I don’t really get the appeal of Ke$ha, but then again I’ve never been much for pouring glitter on a wildebeest and giving it a recording contract. However, she seems to be a huge influence for so many kids these days (as we’ve already seen) but especially for aspiring teenage artists. Now, when it comes to teenagers, I think they’re already too old. I mean, pre-pubescent years are when the voice is at its peak. Anything after that is a fossil. But these girls seem to understand that as they’re bringing their own Ke$ha-inspired style to the people who might appreciate it the most – the elderly. Don’t worry, old people. You may not have much left, but give them some time. They’ll grow on you.
While America is the undisputed home to the greatest talents in every genre ever known, there have been a few success stories from overseas markets. Charice, for instance, is from the Philippines and she showcased her talents on a Filipina version of “American Idol” or “America’s Got Talent” or the upcoming TLC show, “Those Midget Nontuplets Can Sing”. Wait a second, I just got an urgent, incoming message… Charice Pempengco is actually already a worldwide star and will appear on at least five upcoming episodes of the hit show "Glee". Damn, I’m better than I thought.
There was a point in time that I would have fought you to the death with my bare knuckles if you had said there could ever be a greater female rapper than MC Lyte. It’s just blasphemy to suggest anything else. But then I watched this video of a young girl rapping “My Adidas”. It’s breathtaking, really. It’s like watching a tiny Queen Latifa but without knowing that she ever willingly agreed to make the movie Taxi.
I believe it was Lyndon Johnson, or perhaps Wilt Chamberlain, who once said: “There will never be another music group in this or any other lifetime that will rival the talents of All 4 One.” It appears that Vicus, who hails from South Africa, took that famous quote as a challenge, and boy did he prove the entire world wrong. Somewhere the members of All 4 One are watching this video, knowing that they have been bested by a child, and they are hanging their heads in shame. But they need to snap out of it because that Big Mac ain’t gonna cook itself.
Somebody tried to tell me that this incredibly fast rapper, known as Watsky based on his last name Watsky, is 1) Not a child and B) Already well known as a slam poet. Well, excuse me, know-it-alls, but some people actually thought that Emmanuel Lewis was an adult with a growth condition. Hell, people thought that Andy Milonakis was 34-years old when he first discovered fame.

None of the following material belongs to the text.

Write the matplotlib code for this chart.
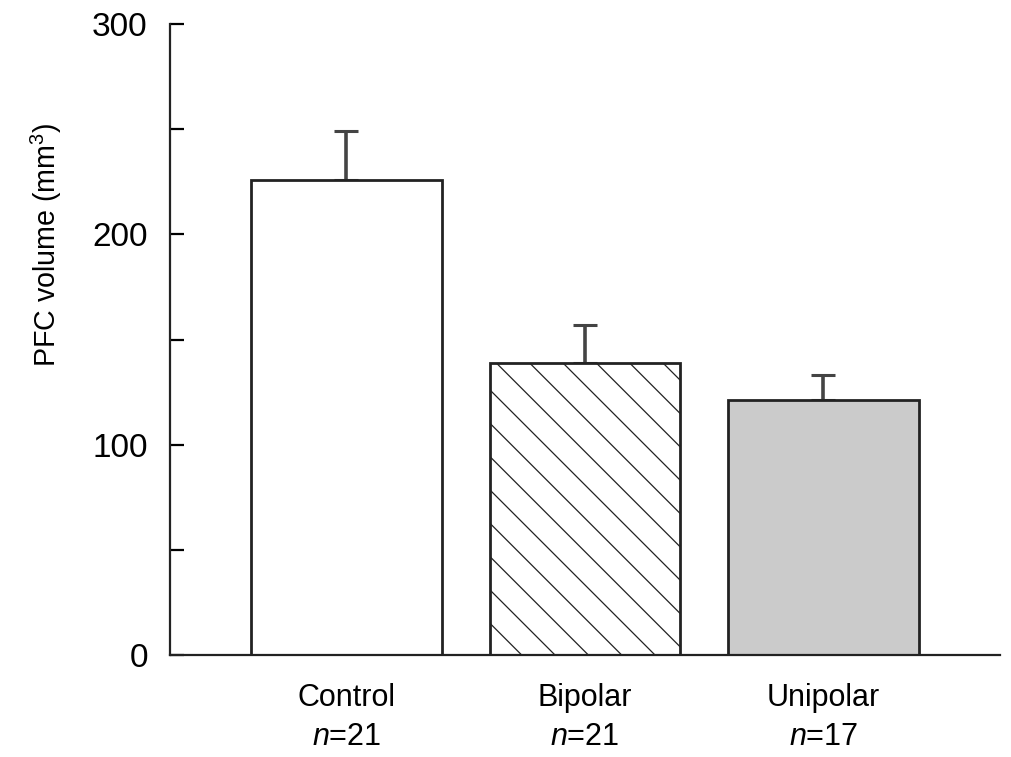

He was clearly a teenager at best. My professional opinion is that Watsky is actually 8 months old. If I’m wrong then I will retire from the child star scouting profession for good.
A big problem that many parents deal with is the fact that their children have no talent. So I’m going to let you all in on a little secret… only 12% of people who sign record contracts actually have talent. And of those people, only 4% are actually from planet Earth. How, then, do you promote your talentless children? Turn them into Juggalo rappers. Seriously, these people have no talent but kids eat their music up. Just stock up on face paint and check your pride and dignity at the door.
If I’m being exclusive by only concentrating on people with children and that offends you as a person who was rendered impotent or barren by years of paint huffing addictions, then I offer my apologies. You still have an opportunity at achieving vicarious stardom. You’ll just need a pet, Drowning Pool lyrics and some patience. You’ll be a parent to a star in no time!